Seattle University and more than 100 venues across the U.S. and China participated in an interactive webcast with former Secretary of State Condoleezza Rice on the current state of our two countries’ relationship as part of the annual CHINA Town Hall hosted by the National Committee on U.S. China Relations (NCUSCR).This event came on the heels of an escalating trade war between the U.S. and China and a scathing speech given by Vice President Pence that seemed to hail a fundamental shift in U.S. foreign policy towards China.
NCUSCR President Stephen Orlins spoke to Condoleezza Rice in a live webcast to discuss, among other things, the importance of cross-cultural exchange between China and the U.S., emphasizing the need to expose more U.S. students to Chinese culture.
“I think we have to have more opportunities for our people to see each other,” Rice said. “It’s one thing to read about a country in a book, it’s quite another to study there or visit there. Chinese students come here, and we need American students to go there.”
Secretary Rice then went on to talk about the importance of high school and youth exchanges between the US and China, saying that interactions between governments can only do so much in reducing animosity. To her, the real solution to Sino-US tensions lies in cultural exchange between the two countries’ people.
“Any way that we can find to get away from governments trying to get to know each other and getting our people to get to know each other is going to benefit us in the long run,” she said.
Rice knows firsthand the effect of cross-cultural exchange on a person’s development, having taken her first journey to China in 1988 as part of a broader Sino-Soviet-American study group organized by the NCUSCR.
During her time in China with the study group, she saw how the country was beginning to move away from the rigid Maoist country she studied in college to one with more open markets and social freedoms.
“This trip was life changing for me. I had been a Soviet specialist that had spent time in the Soviet Union. I’d never been to China.

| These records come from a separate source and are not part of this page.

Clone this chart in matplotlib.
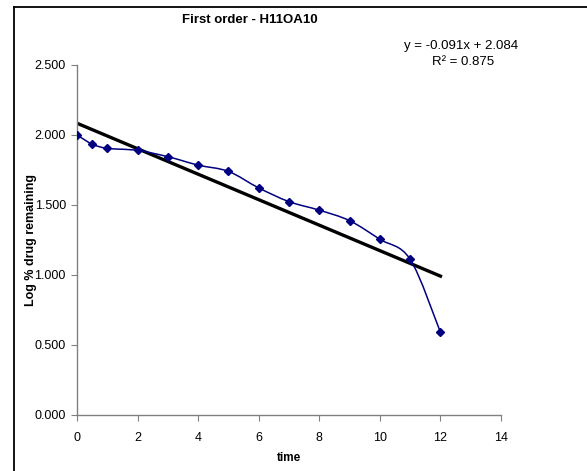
#!/usr/bin/env python3
"""First order plot - log % drug remaining vs time, with linear trendline."""

import matplotlib
matplotlib.use("Agg")
import matplotlib.pyplot as plt
from matplotlib.lines import Line2D
from matplotlib.path import Path
from matplotlib.patches import PathPatch
import numpy as np

time = [0, 0.5, 1, 2, 3, 4, 5, 6, 7, 8, 9, 10, 11, 12]
log_remaining = [2.000, 1.935, 1.905, 1.890, 1.845, 1.785, 1.740, 1.622,
                 1.524, 1.463, 1.388, 1.255, 1.112, 0.591]
slope = -0.091
intercept = 2.084
r_squared = 0.875
x_ticks = [0, 2, 4, 6, 8, 10, 12, 14]
y_ticks = [0.0, 0.5, 1.0, 1.5, 2.0, 2.5]

plt.rcParams["font.family"] = ["Liberation Sans", "DejaVu Sans"]

fig = plt.figure(figsize=(5.87, 4.71), dpi=100)
ax = fig.add_axes([0.1312, 0.1189, 0.8535 - 0.1312, 0.862 - 0.1189])

# chart-area border (left and top only visible in the crop)
fig.add_artist(Line2D([14 / 587, 14 / 587], [0, 1 - 7 / 471], transform=fig.transFigure,
                      color="black", linewidth=1.3))
fig.add_artist(Line2D([14 / 587, 1], [1 - 7 / 471, 1 - 7 / 471], transform=fig.transFigure,
                      color="black", linewidth=1.3))

# smoothed data line (Catmull-Rom style bezier through the points)
x = np.array(time, dtype=float)
y = np.array(log_remaining, dtype=float)
verts = [(x[0], y[0])]
codes = [Path.MOVETO]
n = len(x)
for i in range(n - 1):
    p0 = (x[i - 1], y[i - 1]) if i > 0 else (x[i], y[i])
    p3 = (x[i + 2], y[i + 2]) if i + 2 < n else (x[i + 1], y[i + 1])
    p1 = (x[i], y[i])
    p2 = (x[i + 1], y[i + 1])
    c1 = (p1[0] + (p2[0] - p0[0]) / 6, p1[1] + (p2[1] - p0[1]) / 6)
    c2 = (p2[0] - (p3[0] - p1[0]) / 6, p2[1] - (p3[1] - p1[1]) / 6)
    verts += [c1, c2, p2]
    codes += [Path.CURVE4] * 3
ax.add_patch(PathPatch(Path(verts, codes), facecolor="none", edgecolor="#000080",
                       linewidth=1.1, zorder=3))
ax.plot(time, log_remaining, linestyle="none", marker="D", markersize=4.5,
        color="#000080", zorder=4)

# linear trendline
tx = np.array([time[0], 12])
ax.plot(tx, slope * tx + intercept, color="black", linewidth=2.4, zorder=2)

ax.set_xlim(0, 14)
ax.set_ylim(0, 2.5)
ax.set_xticks(x_ticks)
ax.set_yticks(y_ticks)
ax.set_yticklabels([f"{v:.3f}" for v in y_ticks])
for side in ("top", "right"):
    ax.spines[side].set_visible(False)
for side in ("left", "bottom"):
    ax.spines[side].set_color("#808080")
    ax.spines[side].set_linewidth(1.0)
ax.tick_params(direction="out", length=4, color="#808080", labelsize=9)
ax.tick_params(axis="x", pad=8)
ax.tick_params(axis="y", pad=4)

ax.set_xlabel("time", fontsize=8.5, fontweight="bold")
ax.xaxis.set_label_coords(0.5, -37 / 350, transform=ax.transAxes)
ax.set_ylabel("Log % drug remaining", fontsize=9, fontweight="bold")
ax.yaxis.set_label_coords(-40 / 424, 0.5, transform=ax.transAxes)
fig.text(250 / 587, 1 - 20 / 471, "First order - H11OA10", ha="center", va="center",
         fontsize=9.5, fontweight="bold")
fig.text(461 / 587, 1 - 46 / 471, f"y = {slope:.3f}x + {intercept:.3f}", ha="center",
         va="center", fontsize=9.5)
fig.text(463 / 587, 1 - 62 / 471, f"R² = {r_squared:.3f}", ha="center", va="center",
         fontsize=9.5)

fig.savefig("out.png", dpi=100)
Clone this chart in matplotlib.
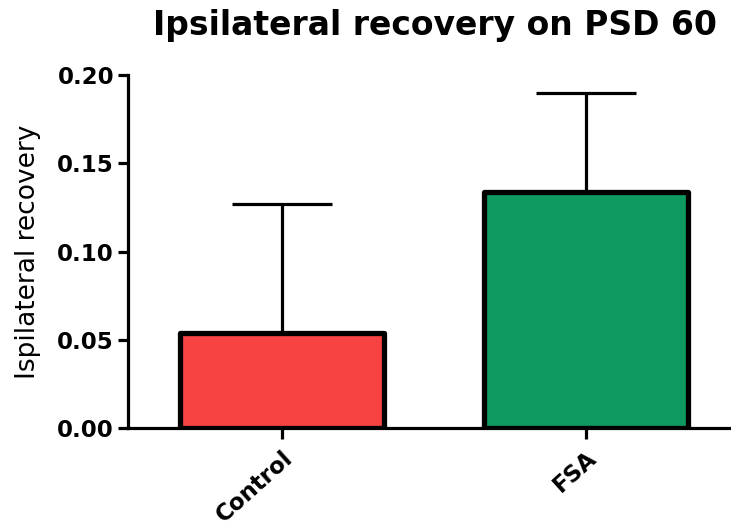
import matplotlib
matplotlib.use("Agg")
import matplotlib.pyplot as plt

categories = ["Control", "FSA"]
means = [0.0538, 0.1337]
errors_upper = [0.0732, 0.0561]
bar_colors = ["#F84343", "#0E9961"]
yticks = [0.00, 0.05, 0.10, 0.15, 0.20]
ytick_labels = ["0.00", "0.05", "0.10", "0.15", "0.20"]

plt.rcParams['font.family'] = ['DejaVu Sans']

fig = plt.figure(figsize=(7.31, 5.29), dpi=100)
ax = fig.add_axes([0.175, 0.191, 0.825, 0.667])

x = list(range(len(categories)))
ax.errorbar(x, means, yerr=[[0] * len(means), errors_upper], fmt='none',
            ecolor='black', elinewidth=2.3, capsize=36, capthick=2.3, zorder=1)
bars = ax.bar(x, means, width=0.67, color=bar_colors, edgecolor='black',
              linewidth=3.8, zorder=2)
for b in bars:
    b.set_joinstyle('round')

ax.set_xlim(-0.507, 1.477)
ax.set_ylim(0, 0.2)
ax.set_yticks(yticks)
ax.set_yticklabels(ytick_labels, fontsize=16.5, fontweight='bold')
ax.set_xticks(x)
ax.set_xticklabels(categories, fontsize=16.5, fontweight='bold', rotation=42,
                   ha='right', rotation_mode='anchor')

for s in ['top', 'right']:
    ax.spines[s].set_visible(False)
for s in ['left', 'bottom']:
    ax.spines[s].set_linewidth(2.3)
ax.spines['bottom'].set_zorder(3)

ax.tick_params(axis='y', length=7, width=2.3, pad=3)
ax.tick_params(axis='x', length=8, width=2.3, pad=5)

ax.set_ylabel("Ispilateral recovery", fontsize=19, labelpad=12)
ax.set_title("Ipsilateral recovery on PSD 60", fontsize=23.8, fontweight='bold',
             pad=29, x=0.51)

fig.savefig("out.png", dpi=100)
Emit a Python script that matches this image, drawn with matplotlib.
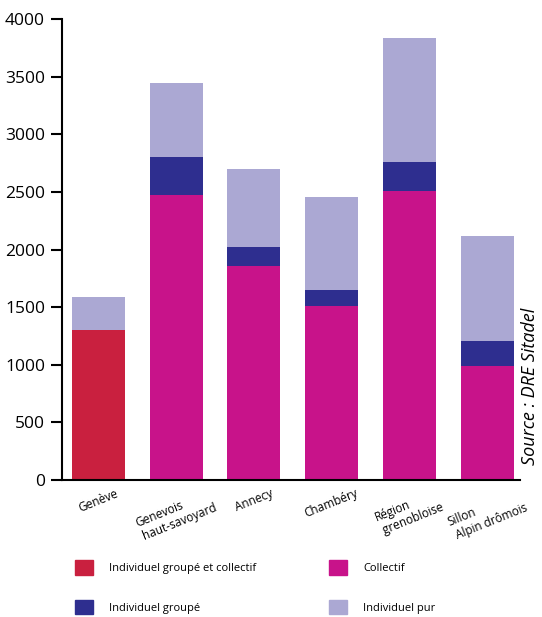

I don’t know what I expected, but I saw a China that was already emerging as an entrepreneurial China,” Rice said. “I remember the little stands and the people selling things and thinking, this place is changieng.”
Following the conclusion of the 45-minute webcast, a live panel was held at Pigott Auditorium with three China experts: Y.P. Chan of Chanden Inc. and two Seattle U professors: Yitan Li, associate professor of political science and David McHardy Reid, professor of management.
The panel discussed many topics covered in the webcast by Secretary Rice, including the lack of college students from the U.S. studying at Chinese universities—especially compared to the large amount of international Chinese students at American universities.
“There are approximately 350,000 Chinese students studying in the U.S,” Chan said. “There are probably less than five to ten thousand American students studying in China.”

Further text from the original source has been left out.